Eileen Agar: Angel of Anarchy

Fascinating exhibition at the Whitechapel Gallery on the life and work of Eileen Agar.

I hadn’t known Agar’s work before a small show a few weeks ago and was intrigued to see more. I hadn’t realised she was another product of the Slade in the 1920s but in 1925 she turned to surrealism and destroyed all her work to that date.

I’m not always a fan of surrealism but these works had a real sense of fun and joy about them. It was nice to have at least one of the works she showed at the International Surrealism Exhibition in London in the show. I loved the picture of Picasso she painted called “The Muse of Construction” based on a photograph of him on a beach.

It was interesting to see a gallery devoted to her photography, in which she recorded the shapes in the natural world and small assemblage sculptures made from found objects. I was intrigued to see that she was a friend of Lee Miller.

Her war years were interesting, staying in London, being a fire watcher and volunteering at a canteen, all while housing friends fleeing Europe or made homeless by the Blitz.
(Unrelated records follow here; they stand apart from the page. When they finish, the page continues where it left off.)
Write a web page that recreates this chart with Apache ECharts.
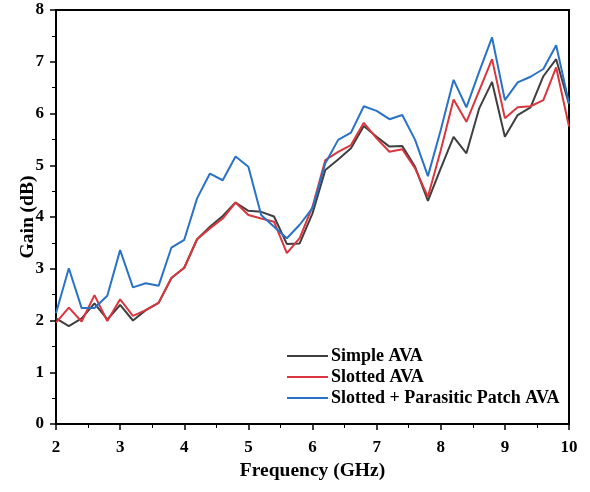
<!DOCTYPE html>
<html>
<head>
<meta charset="utf-8">
<script src="https://cdn.jsdelivr.net/npm/echarts@6/dist/echarts.min.js"></script>
<style>
  html, body { margin: 0; padding: 0; background: #fff; }
  #main { width: 590px; height: 492px; }
</style>
</head>
<body>
<div id="main"></div>
<script>
// frequency points (GHz)
var freq = [2.0, 2.2, 2.4, 2.6, 2.8, 3.0, 3.2, 3.4, 3.6, 3.8,
            4.0, 4.2, 4.4, 4.6, 4.8, 5.0, 5.2, 5.4, 5.6, 5.8,
            6.0, 6.2, 6.4, 6.6, 6.8, 7.0, 7.2, 7.4, 7.6, 7.8,
            8.0, 8.2, 8.4, 8.6, 8.8, 9.0, 9.2, 9.4, 9.6, 9.8, 10.0];

// gain (dB)
var simpleAVA = [2.04, 1.89, 2.04, 2.33, 2.02, 2.30, 2.00, 2.20, 2.34, 2.82,
                 3.02, 3.57, 3.81, 4.02, 4.28, 4.12, 4.10, 4.01, 3.48, 3.49,
                 4.07, 4.91, 5.11, 5.33, 5.76, 5.55, 5.36, 5.37, 4.97, 4.31,
                 4.94, 5.55, 5.23, 6.10, 6.61, 5.55, 5.97, 6.12, 6.72, 7.05, 6.18];
var slottedAVA = [1.96, 2.25, 1.98, 2.49, 1.99, 2.41, 2.09, 2.20, 2.34, 2.82,
                  3.02, 3.57, 3.78, 3.97, 4.28, 4.04, 3.97, 3.91, 3.30, 3.59,
                  4.20, 5.10, 5.26, 5.39, 5.82, 5.52, 5.26, 5.31, 4.94, 4.39,
                  5.29, 6.27, 5.84, 6.44, 7.05, 5.91, 6.12, 6.14, 6.26, 6.89, 5.75];
var parasiticAVA = [2.14, 3.01, 2.24, 2.24, 2.48, 3.36, 2.64, 2.72, 2.67, 3.41,
                    3.56, 4.36, 4.84, 4.71, 5.17, 4.97, 4.04, 3.81, 3.59, 3.85,
                    4.17, 5.04, 5.49, 5.63, 6.14, 6.05, 5.89, 5.97, 5.49, 4.79,
                    5.68, 6.65, 6.12, 6.81, 7.47, 6.26, 6.60, 6.71, 6.86, 7.32, 6.20];

var names = ['Simple AVA', 'Slotted AVA', 'Slotted + Parasitic Patch AVA'];
var colors = ['#3f3f3f', '#d9363e', '#2a72c6'];

function pairs(ys) {
    var out = [];
    for (var i = 0; i < freq.length; i++) {
        out.push([freq[i], ys[i]]);
    }
    return out;
}

var font = 'Liberation Serif';
var myChart = echarts.init(document.getElementById('main'));
myChart.setOption({
    animation: false,
    textStyle: { fontFamily: font, fontWeight: 'bold', color: '#000' },
    grid: {
        left: 56, right: 21, top: 10, bottom: 68,
        outerBoundsMode: 'none',
        show: true, borderColor: '#000', borderWidth: 2
    },
    legend: {
        orient: 'vertical',
        left: 282, top: 342,
        itemWidth: 41, itemHeight: 2, itemGap: 3,
        icon: 'rect',
        data: names,
        textStyle: { fontFamily: font, fontWeight: 'bold', fontSize: 18, color: '#000', padding: [0, 0, 0, -2] }
    },
    xAxis: {
        type: 'value',
        min: 2, max: 10, interval: 1,
        name: 'Frequency (GHz)',
        nameLocation: 'middle',
        nameGap: 37,
        nameMoveOverlap: false,
        nameTextStyle: { fontFamily: font, fontWeight: 'bold', fontSize: 19.5, color: '#000' },
        axisLine: { lineStyle: { color: '#000', width: 2 } },
        axisTick: { inside: false, length: 6, lineStyle: { color: '#000', width: 1.5 } },
        minorTick: { show: true, splitNumber: 2, length: 4, lineStyle: { color: '#000', width: 1 } },
        axisLabel: { fontFamily: font, fontWeight: 'bold', fontSize: 17, color: '#000', margin: 15 },
        splitLine: { show: false }
    },
    yAxis: {
        type: 'value',
        min: 0, max: 8, interval: 1,
        name: 'Gain (dB)',
        nameLocation: 'middle',
        nameGap: 18,
        nameMoveOverlap: false,
        nameTextStyle: { fontFamily: font, fontWeight: 'bold', fontSize: 19.5, color: '#000' },
        axisLine: { show: true, lineStyle: { color: '#000', width: 2 } },
        axisTick: { show: true, inside: false, length: 6, lineStyle: { color: '#000', width: 1.5 } },
        minorTick: { show: true, splitNumber: 2, length: 4, lineStyle: { color: '#000', width: 1 } },
        axisLabel: { fontFamily: font, fontWeight: 'bold', fontSize: 17, color: '#000', margin: 12 },
        splitLine: { show: false }
    },
    series: [
        { name: names[0], type: 'line', data: pairs(simpleAVA), symbol: 'none',
          color: colors[0], lineStyle: { width: 2 } },
        { name: names[1], type: 'line', data: pairs(slottedAVA), symbol: 'none',
          color: colors[1], lineStyle: { width: 2 } },
        { name: names[2], type: 'line', data: pairs(parasiticAVA), symbol: 'none',
          color: colors[2], lineStyle: { width: 2 } }
    ]
});
</script>
</body>
</html>
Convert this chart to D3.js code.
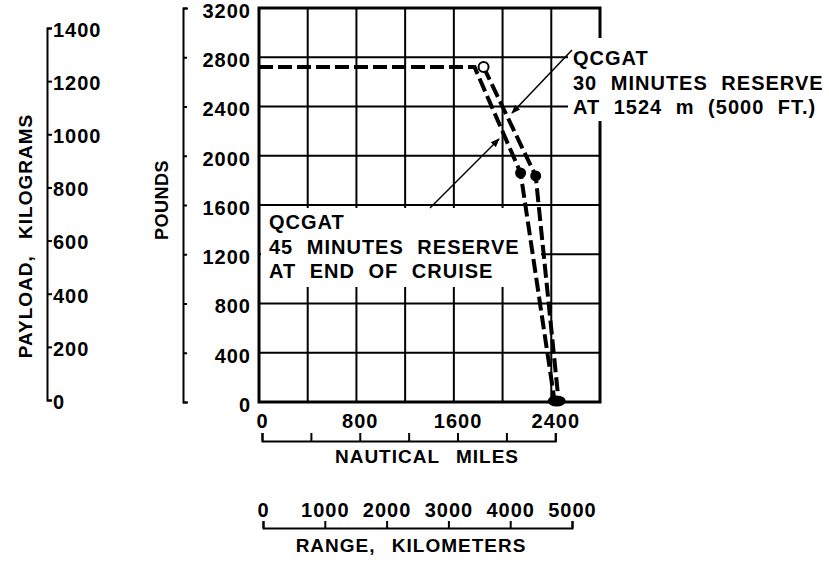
<!DOCTYPE html>
<html>
<head>
    <meta charset="utf-8">
    <title>QCGAT payload - range</title>
    <script src="https://d3js.org/d3.v7.min.js"></script>
    <style>
        body { margin: 0; background: #fff; }
        text { font-family: "Liberation Sans", Arial, sans-serif; font-weight: bold; fill: #000; }
    </style>
</head>
<body>
    <div id="chart"></div>

    <script>
        // Curves (range in nautical miles, payload in pounds)
        var range45 = [0, 1770, 2148, 2428];
        var payload45 = [2720, 2720, 1860, 0];
        var range30 = [1844, 2272, 2461];
        var payload30 = [2720, 1836, 0];

        // Axis ticks
        var nmTicks = [0, 400, 800, 1200, 1600, 2000, 2400, 2800];
        var nmLabels = [0, 800, 1600, 2400];
        var lbTicks = [0, 400, 800, 1200, 1600, 2000, 2400, 2800, 3200];
        var kgTicks = [0, 200, 400, 600, 800, 1000, 1200, 1400];
        var kmTicks = [0, 1000, 2000, 3000, 4000, 5000];

        var svg = d3.select("#chart")
            .append("svg")
            .attr("width", 829)
            .attr("height", 563);

        var x = d3.scaleLinear().domain([0, 2800]).range([259, 600]);
        var y = d3.scaleLinear().domain([0, 3200]).range([402, 8]);
        var yKg = d3.scaleLinear().domain([0, 1400]).range([400, 28]);
        var xKm = d3.scaleLinear().domain([0, 5000]).range([263, 572]);

        // grid
        var grid = svg.append("g").attr("stroke", "#000").attr("stroke-width", 2);
        grid.selectAll(".v")
            .data(nmTicks)
            .enter().append("line")
            .attr("x1", function (d) { return x(d); })
            .attr("x2", function (d) { return x(d); })
            .attr("y1", y(0))
            .attr("y2", y(3200));
        grid.selectAll(".h")
            .data(lbTicks)
            .enter().append("line")
            .attr("x1", x(0))
            .attr("x2", x(2800))
            .attr("y1", function (d) { return y(d); })
            .attr("y2", function (d) { return y(d); });

        // frame
        svg.append("rect")
            .attr("x", x(0)).attr("y", y(3200))
            .attr("width", x(2800) - x(0)).attr("height", y(0) - y(3200))
            .attr("fill", "none").attr("stroke", "#000").attr("stroke-width", 3);

        // white label boxes over the grid
        svg.append("rect").attr("x", 568).attr("y", 38).attr("width", 261).attr("height", 83).attr("fill", "#fff");
        svg.append("rect").attr("x", 261).attr("y", 208).attr("width", 280).attr("height", 79).attr("fill", "#fff");

        // curves
        var line = d3.line()
            .x(function (d) { return x(d[0]); })
            .y(function (d) { return y(d[1]); });

        var curves = [d3.zip(range45, payload45), d3.zip(range30, payload30)];
        svg.selectAll(".curve")
            .data(curves)
            .enter().append("path")
            .attr("d", line)
            .attr("fill", "none")
            .attr("stroke", "#000")
            .attr("stroke-width", 4)
            .attr("stroke-dasharray", "14,5");

        // markers
        svg.append("circle")
            .attr("cx", x(range30[0])).attr("cy", y(payload30[0])).attr("r", 5)
            .attr("fill", "#fff").attr("stroke", "#000").attr("stroke-width", 2);
        svg.selectAll(".dot")
            .data([[range45[2], payload45[2]], [range30[1], payload30[1]]])
            .enter().append("circle")
            .attr("cx", function (d) { return x(d[0]); })
            .attr("cy", function (d) { return y(d[1]); })
            .attr("r", 5.5);
        svg.append("ellipse")
            .attr("cx", (x(range45[3]) + x(range30[2])) / 2).attr("cy", y(0) - 1)
            .attr("rx", 9).attr("ry", 5.5);

        // leader arrows
        svg.append("defs").append("marker")
            .attr("id", "arr")
            .attr("viewBox", "0 0 10 10")
            .attr("refX", 9).attr("refY", 5)
            .attr("markerWidth", 9).attr("markerHeight", 9)
            .attr("markerUnits", "userSpaceOnUse")
            .attr("orient", "auto")
            .append("path").attr("d", "M0,1L10,5L0,9Z");
        svg.append("line")
            .attr("x1", 572).attr("y1", 50).attr("x2", 512).attr("y2", 113)
            .attr("stroke", "#000").attr("stroke-width", 1.5).attr("marker-end", "url(#arr)");
        svg.append("line")
            .attr("x1", 430).attr("y1", 208).attr("x2", 499).attr("y2", 139)
            .attr("stroke", "#000").attr("stroke-width", 1.5).attr("marker-end", "url(#arr)");

        // annotation text
        function block(x0, y0, lines) {
            var t = svg.append("text")
                .attr("font-size", 20)
                .attr("letter-spacing", 1)
                .attr("word-spacing", 7);
            lines.forEach(function (s, i) {
                t.append("tspan").attr("x", x0).attr("y", y0 + i * 24.5).text(s);
            });
        }
        block(573, 65, ["QCGAT", "30 MINUTES RESERVE", "AT 1524 m (5000 FT.)"]);
        block(269, 229, ["QCGAT", "45 MINUTES RESERVE", "AT END OF CRUISE"]);

        function styleAxis(g) {
            g.attr("font-family", null).attr("font-size", 20);
            g.selectAll("path, line").attr("stroke", "#000").attr("stroke-width", 2);
            g.selectAll("text").attr("fill", "#000").attr("letter-spacing", 1);
        }

        // pounds axis
        var gLb = svg.append("g")
            .attr("transform", "translate(183,0)")
            .call(d3.axisRight(y).tickValues(lbTicks).tickSize(4).tickSizeOuter(5).tickFormat(d3.format("d")));
        styleAxis(gLb);
        gLb.selectAll("text").attr("x", 68).attr("y", 3).attr("text-anchor", "end");

        // kilogram axis
        var gKg = svg.append("g")
            .attr("transform", "translate(47,0)")
            .call(d3.axisRight(yKg).tickValues(kgTicks).tickSize(5).tickSizeOuter(5).tickFormat(d3.format("d")));
        styleAxis(gKg);
        gKg.selectAll("text").attr("x", 6).attr("y", 2);

        // nautical miles axis
        var gNm = svg.append("g")
            .attr("transform", "translate(0,441)")
            .call(d3.axisTop(x.copy().domain([0, 2400]).range([x(0) + 3, x(2400) + 4])).tickValues(nmTicks.slice(0, 7)).tickSize(8).tickSizeOuter(8)
                .tickFormat(function (d) { return nmLabels.indexOf(d) >= 0 ? d : ""; }));
        styleAxis(gNm);
        gNm.selectAll("text").attr("y", -13);

        // kilometre axis
        var gKm = svg.append("g")
            .attr("transform", "translate(0,528)")
            .call(d3.axisTop(xKm).tickValues(kmTicks).tickSize(7).tickSizeOuter(7).tickFormat(d3.format("d")));
        styleAxis(gKm);
        gKm.selectAll("text").attr("y", -11);

        // axis titles
        svg.append("text").attr("x", 427).attr("y", 463).attr("text-anchor", "middle")
            .attr("font-size", 19).attr("letter-spacing", 1).attr("word-spacing", 10).text("NAUTICAL MILES");
        svg.append("text").attr("x", 411).attr("y", 552).attr("text-anchor", "middle")
            .attr("font-size", 19).attr("letter-spacing", 1).attr("word-spacing", 10).text("RANGE, KILOMETERS");
        svg.append("text").attr("transform", "translate(168,200) rotate(-90)").attr("text-anchor", "middle")
            .attr("font-size", 18).attr("letter-spacing", 0.5).text("POUNDS");
        svg.append("text").attr("transform", "translate(32,236) rotate(-90)").attr("text-anchor", "middle")
            .attr("font-size", 19).attr("letter-spacing", 1).attr("word-spacing", 10).text("PAYLOAD, KILOGRAMS");
    </script>
</body>
</html>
It gave me a real sense of a kind person and friendship.

I loved the later acrylic works in bright colours, some of them like that shown going back to her earlier photography. She continued to learn and experiment to the end of her life.

I was very struck by one sentence in the handout on the time following the war years which had a certain resonance to this post Covid period.

“When the war ended Agar ‘felt like something new and marvellous ought to happen’ but she was ‘exhausted and humdrum, more dispirited than usual’. … Yearning for change but with travel outside the country difficult.” How true!